### Source code of charts
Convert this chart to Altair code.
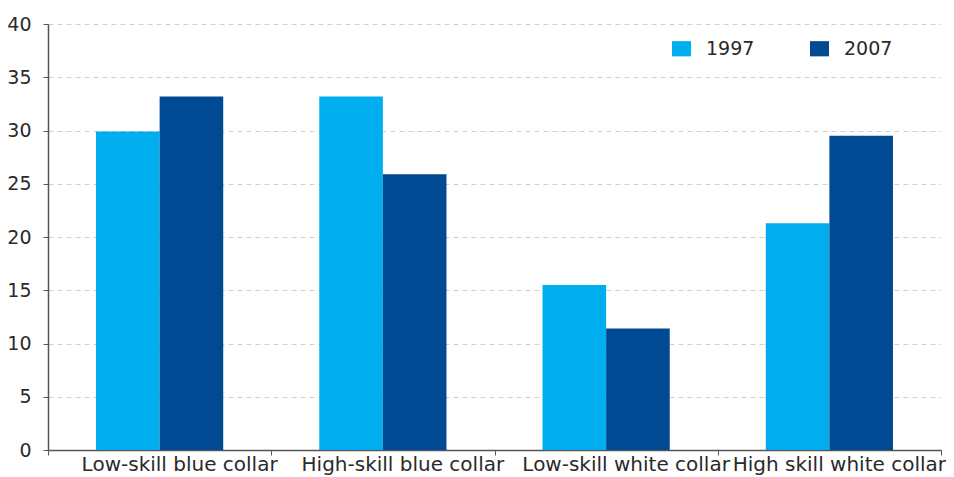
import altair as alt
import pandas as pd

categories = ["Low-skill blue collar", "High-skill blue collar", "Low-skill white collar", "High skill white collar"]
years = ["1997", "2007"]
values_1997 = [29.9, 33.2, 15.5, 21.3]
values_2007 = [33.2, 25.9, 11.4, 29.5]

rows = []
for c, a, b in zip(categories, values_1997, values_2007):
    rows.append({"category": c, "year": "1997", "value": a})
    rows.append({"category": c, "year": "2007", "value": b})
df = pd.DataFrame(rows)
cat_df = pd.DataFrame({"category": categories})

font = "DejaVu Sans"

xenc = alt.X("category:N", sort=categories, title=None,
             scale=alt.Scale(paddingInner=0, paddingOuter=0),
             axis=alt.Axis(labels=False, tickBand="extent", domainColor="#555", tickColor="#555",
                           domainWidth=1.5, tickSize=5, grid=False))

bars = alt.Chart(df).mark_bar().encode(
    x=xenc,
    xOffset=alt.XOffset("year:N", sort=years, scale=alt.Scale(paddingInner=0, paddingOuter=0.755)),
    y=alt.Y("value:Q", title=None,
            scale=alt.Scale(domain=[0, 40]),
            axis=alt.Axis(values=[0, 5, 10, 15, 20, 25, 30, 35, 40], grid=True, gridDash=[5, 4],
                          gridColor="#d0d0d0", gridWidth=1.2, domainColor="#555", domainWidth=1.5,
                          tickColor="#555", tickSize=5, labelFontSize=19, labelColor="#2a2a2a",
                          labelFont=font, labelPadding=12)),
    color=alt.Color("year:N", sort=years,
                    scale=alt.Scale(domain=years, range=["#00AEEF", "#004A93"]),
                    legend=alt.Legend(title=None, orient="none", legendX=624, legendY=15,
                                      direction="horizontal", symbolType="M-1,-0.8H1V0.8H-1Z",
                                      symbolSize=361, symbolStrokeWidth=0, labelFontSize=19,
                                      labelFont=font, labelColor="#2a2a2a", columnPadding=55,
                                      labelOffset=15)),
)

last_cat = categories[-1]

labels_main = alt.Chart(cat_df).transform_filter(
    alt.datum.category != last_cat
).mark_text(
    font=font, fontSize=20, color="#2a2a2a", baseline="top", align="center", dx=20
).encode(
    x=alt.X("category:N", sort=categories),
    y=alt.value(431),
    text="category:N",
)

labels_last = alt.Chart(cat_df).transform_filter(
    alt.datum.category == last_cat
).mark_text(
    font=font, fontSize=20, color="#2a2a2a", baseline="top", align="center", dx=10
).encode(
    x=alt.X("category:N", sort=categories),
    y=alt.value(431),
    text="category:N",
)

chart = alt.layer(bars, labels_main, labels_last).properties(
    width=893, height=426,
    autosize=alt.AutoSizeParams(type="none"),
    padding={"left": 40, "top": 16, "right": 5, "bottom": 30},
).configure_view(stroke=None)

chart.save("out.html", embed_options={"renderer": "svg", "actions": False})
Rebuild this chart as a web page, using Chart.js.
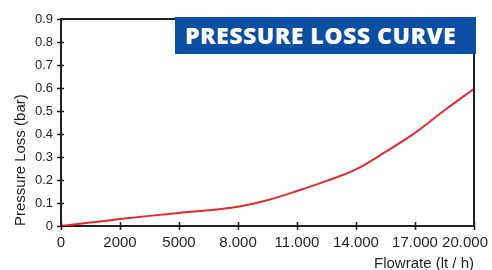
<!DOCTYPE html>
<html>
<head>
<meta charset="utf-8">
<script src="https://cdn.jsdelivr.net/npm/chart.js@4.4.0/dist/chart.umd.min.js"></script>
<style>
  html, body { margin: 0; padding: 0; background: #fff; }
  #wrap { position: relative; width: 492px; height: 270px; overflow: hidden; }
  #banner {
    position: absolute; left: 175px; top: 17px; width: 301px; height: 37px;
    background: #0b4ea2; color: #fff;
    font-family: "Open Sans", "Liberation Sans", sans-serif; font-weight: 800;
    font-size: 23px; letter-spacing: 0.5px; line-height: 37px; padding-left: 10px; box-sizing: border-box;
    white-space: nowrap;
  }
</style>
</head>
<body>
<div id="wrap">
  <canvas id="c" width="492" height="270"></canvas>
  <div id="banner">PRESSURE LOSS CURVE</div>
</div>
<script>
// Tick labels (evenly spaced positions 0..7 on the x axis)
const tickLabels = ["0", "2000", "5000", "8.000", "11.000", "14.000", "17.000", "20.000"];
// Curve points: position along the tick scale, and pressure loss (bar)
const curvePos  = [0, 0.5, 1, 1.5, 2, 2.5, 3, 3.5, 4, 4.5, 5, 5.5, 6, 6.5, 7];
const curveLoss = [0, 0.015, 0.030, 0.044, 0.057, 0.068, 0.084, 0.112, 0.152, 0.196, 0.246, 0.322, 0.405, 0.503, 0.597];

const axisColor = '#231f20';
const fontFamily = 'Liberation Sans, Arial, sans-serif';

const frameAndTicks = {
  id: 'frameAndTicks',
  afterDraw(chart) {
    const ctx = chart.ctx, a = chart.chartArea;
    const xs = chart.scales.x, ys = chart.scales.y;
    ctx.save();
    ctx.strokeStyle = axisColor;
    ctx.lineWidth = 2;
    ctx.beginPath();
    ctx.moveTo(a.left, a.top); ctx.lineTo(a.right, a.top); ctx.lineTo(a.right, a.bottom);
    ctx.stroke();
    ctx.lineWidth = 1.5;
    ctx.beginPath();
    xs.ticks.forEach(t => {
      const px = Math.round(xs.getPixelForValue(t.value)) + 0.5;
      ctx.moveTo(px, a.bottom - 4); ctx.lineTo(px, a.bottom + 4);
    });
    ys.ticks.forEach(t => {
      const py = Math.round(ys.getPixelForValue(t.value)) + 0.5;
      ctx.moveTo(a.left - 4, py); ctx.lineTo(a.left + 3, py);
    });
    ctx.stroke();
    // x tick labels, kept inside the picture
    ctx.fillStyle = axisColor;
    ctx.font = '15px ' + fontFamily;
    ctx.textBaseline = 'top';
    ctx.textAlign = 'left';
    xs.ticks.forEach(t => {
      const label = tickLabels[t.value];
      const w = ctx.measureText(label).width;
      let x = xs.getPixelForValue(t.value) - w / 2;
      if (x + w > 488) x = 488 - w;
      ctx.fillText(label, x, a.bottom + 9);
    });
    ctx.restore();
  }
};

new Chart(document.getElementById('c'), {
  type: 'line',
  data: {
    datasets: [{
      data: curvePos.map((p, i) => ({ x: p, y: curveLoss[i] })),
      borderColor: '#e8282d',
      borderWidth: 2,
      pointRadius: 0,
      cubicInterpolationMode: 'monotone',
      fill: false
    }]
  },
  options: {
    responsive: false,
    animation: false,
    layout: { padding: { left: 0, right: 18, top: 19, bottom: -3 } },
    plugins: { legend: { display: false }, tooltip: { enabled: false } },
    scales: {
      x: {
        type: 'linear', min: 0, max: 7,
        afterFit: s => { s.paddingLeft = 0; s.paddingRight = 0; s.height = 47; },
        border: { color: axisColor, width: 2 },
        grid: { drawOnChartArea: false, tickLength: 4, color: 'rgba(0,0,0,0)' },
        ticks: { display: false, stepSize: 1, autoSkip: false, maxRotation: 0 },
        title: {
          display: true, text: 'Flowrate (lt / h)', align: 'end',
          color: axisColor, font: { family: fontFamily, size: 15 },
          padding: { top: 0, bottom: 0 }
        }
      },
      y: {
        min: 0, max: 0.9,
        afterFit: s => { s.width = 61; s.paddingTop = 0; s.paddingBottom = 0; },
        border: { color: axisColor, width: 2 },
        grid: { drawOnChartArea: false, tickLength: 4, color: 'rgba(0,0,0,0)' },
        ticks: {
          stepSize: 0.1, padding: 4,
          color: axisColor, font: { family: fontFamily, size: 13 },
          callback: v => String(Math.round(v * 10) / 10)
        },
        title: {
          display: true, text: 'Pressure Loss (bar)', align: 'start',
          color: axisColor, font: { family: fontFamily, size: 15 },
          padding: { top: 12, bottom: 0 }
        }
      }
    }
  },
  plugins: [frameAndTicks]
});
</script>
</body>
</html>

### GOAL
Pictures do not belong in the copy. Repeat only the lines from the top of the records through the line containing "domainWidth=1.5, tickSize=5, grid=False))".

### FINAL ANSWER
Convert this chart to Altair code.
import altair as alt
import pandas as pd

categories = ["Low-skill blue collar", "High-skill blue collar", "Low-skill white collar", "High skill white collar"]
years = ["1997", "2007"]
values_1997 = [29.9, 33.2, 15.5, 21.3]
values_2007 = [33.2, 25.9, 11.4, 29.5]

rows = []
for c, a, b in zip(categories, values_1997, values_2007):
    rows.append({"category": c, "year": "1997", "value": a})
    rows.append({"category": c, "year": "2007", "value": b})
df = pd.DataFrame(rows)
cat_df = pd.DataFrame({"category": categories})

font = "DejaVu Sans"

xenc = alt.X("category:N", sort=categories, title=None,
             scale=alt.Scale(paddingInner=0, paddingOuter=0),
             axis=alt.Axis(labels=False, tickBand="extent", domainColor="#555", tickColor="#555",
                           domainWidth=1.5, tickSize=5, grid=False))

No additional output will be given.